Bien évidemment, la réciprocité est inhérente à cette politique. Les Ougandais n’ont pas oublié l’époque où ils étaient eux-mêmes réfugiés. J’ai passé un moment assis sous un arbre avec Yahaya, un agriculteur ougandais de 51 ans qui a fait don d’une parcelle de terre à la famille d’un réfugié sud soudanais appelé Mike. Yahaya se souvient de l’époque où sa propre famille a dû fuir vers le Soudan dans les années 80 ainsi que de l’aide et de la chaleur de l’accueil que le père de Mike leur a offert. Aujourd’hui, plus de 30 ans après, Yahaya peut lui rendre la pareille.
«Je comprends sa situation. C’est comme un frère pour moi», dit Yahaya au sujet de Mike.
Vu sous l’angle d’un soutien durable aux réfugiés, l’approche de l’Ouganda a également tout son sens. Les réfugiés ne sont pas considérés d’un point de vue strictement humanitaire. L’Ouganda les voit comme des agents de croissance et de changement dont les capacités peuvent bénéficier aux réfugiés comme aux communautés locales.
Yahaya m’a par exemple raconté qu’avant l’afflux massif de réfugiés, ses trois plus jeunes enfants n’étaient plus scolarisés parce que l’école la plus proche se trouvait à plusieurs kilomètres.
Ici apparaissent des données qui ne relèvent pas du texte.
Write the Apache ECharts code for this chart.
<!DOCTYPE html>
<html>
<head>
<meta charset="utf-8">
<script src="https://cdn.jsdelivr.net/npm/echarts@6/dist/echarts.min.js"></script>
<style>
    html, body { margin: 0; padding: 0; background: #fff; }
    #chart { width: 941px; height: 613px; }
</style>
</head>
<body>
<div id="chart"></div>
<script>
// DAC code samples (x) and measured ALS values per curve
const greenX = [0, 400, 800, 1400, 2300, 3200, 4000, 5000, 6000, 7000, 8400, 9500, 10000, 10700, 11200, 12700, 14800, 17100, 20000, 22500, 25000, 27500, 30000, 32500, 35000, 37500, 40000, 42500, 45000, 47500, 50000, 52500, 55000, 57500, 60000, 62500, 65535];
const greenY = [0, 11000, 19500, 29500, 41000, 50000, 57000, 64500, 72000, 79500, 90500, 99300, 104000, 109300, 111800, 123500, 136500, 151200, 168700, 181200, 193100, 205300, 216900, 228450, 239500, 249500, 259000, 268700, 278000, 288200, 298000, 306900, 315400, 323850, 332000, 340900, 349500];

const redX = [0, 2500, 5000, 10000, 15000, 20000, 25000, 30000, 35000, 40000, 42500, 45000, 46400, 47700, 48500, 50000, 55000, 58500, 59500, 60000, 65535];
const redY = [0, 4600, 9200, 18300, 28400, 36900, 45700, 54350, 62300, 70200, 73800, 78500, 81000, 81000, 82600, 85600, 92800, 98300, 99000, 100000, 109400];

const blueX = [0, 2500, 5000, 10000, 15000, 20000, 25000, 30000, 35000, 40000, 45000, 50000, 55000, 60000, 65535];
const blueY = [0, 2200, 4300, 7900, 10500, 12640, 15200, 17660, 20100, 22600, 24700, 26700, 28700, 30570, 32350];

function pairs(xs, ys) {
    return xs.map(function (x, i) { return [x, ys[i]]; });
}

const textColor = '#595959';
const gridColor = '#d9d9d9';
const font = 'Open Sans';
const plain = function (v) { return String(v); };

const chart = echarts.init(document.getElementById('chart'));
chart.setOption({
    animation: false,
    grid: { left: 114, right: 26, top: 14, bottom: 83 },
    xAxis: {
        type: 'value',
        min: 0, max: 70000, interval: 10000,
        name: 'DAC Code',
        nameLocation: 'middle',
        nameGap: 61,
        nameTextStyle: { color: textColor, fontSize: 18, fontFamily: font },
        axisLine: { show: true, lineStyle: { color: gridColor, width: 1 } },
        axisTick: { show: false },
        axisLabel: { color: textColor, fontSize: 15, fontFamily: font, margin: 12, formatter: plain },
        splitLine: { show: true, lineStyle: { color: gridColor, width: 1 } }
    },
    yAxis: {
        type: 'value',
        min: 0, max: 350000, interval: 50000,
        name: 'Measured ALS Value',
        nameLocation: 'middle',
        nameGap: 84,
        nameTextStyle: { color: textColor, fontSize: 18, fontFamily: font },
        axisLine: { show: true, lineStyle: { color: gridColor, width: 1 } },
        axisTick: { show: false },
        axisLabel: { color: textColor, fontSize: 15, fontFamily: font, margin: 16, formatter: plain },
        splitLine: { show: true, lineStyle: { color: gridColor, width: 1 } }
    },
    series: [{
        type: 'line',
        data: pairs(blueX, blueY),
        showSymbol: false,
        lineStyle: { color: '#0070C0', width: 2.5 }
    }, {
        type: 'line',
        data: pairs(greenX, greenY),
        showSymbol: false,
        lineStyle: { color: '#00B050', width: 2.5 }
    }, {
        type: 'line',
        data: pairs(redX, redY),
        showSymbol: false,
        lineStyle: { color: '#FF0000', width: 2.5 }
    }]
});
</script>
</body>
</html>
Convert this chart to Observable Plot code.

Aujourd’hui, ils fréquentent une école primaire construite dans le camp d’installation de réfugiés de Bidibidi où vivent environ 272 000 réfugiés.
Dans un climat général de négativité croissante à l’égard des réfugiés, nous avons beaucoup à apprendre de l’expérience ougandaise et pouvons nous laisser inspirer, au niveau individuel, au niveau de nos communautés et de nos pays. Le modèle enthousiasmant que nous offre ce pays se heurte toutefois à de graves difficultés.
Le HCR, l’Agence des Nations Unies pour les réfugiés, a communiqué ce jour des nouvelles peu réjouissantes. Le nombre de réfugiés sud soudanais qui ont passé la frontière vers l’Ouganda depuis que la guerre a éclaté vient de passer la barre du million, un chiffre déprimant. Le bien-être de ce million d’individus, pour la plupart des femmes et des enfants, dépend des financements qui, malheureusement, n’ont pas suivi le rythme de l’ampleur croissante de cette crise.
En juin, un «Sommet de la Solidarité» s’est tenu à Entebbe. L’Ouganda y a présenté sa politique avant-gardiste à l’égard des réfugiés dans le but d’inspirer d’autres nations à adopter une approche semblable et de demander aux nations mieux nanties d’apporter des financements pour honorer l’engagement qu’ils ont pris en septembre dernier à New York en vue du partage de la charge des réfugiés. Les annonces de contributions reçues à ce jour sont très inférieures aux besoins, simplement pour couvrir l’intervention d’urgence en Ouganda. La capacité de l’Ouganda à appliquer ce modèle qui vise l’avancement des réfugiés et de ses propres ressortissants se trouve ainsi gravement en péril.
Je pense à ce millionième réfugié qui est arrivé à la frontière, épuisé, désemparé et en état de choc. Statistiquement, c’est très probablement un enfant. Un enfant qui a tout perdu. Je ne pense pas qu’aucun d’entre nous soit près à tourner le dos à cet enfant. J’espère que le monde s’en rendra compte.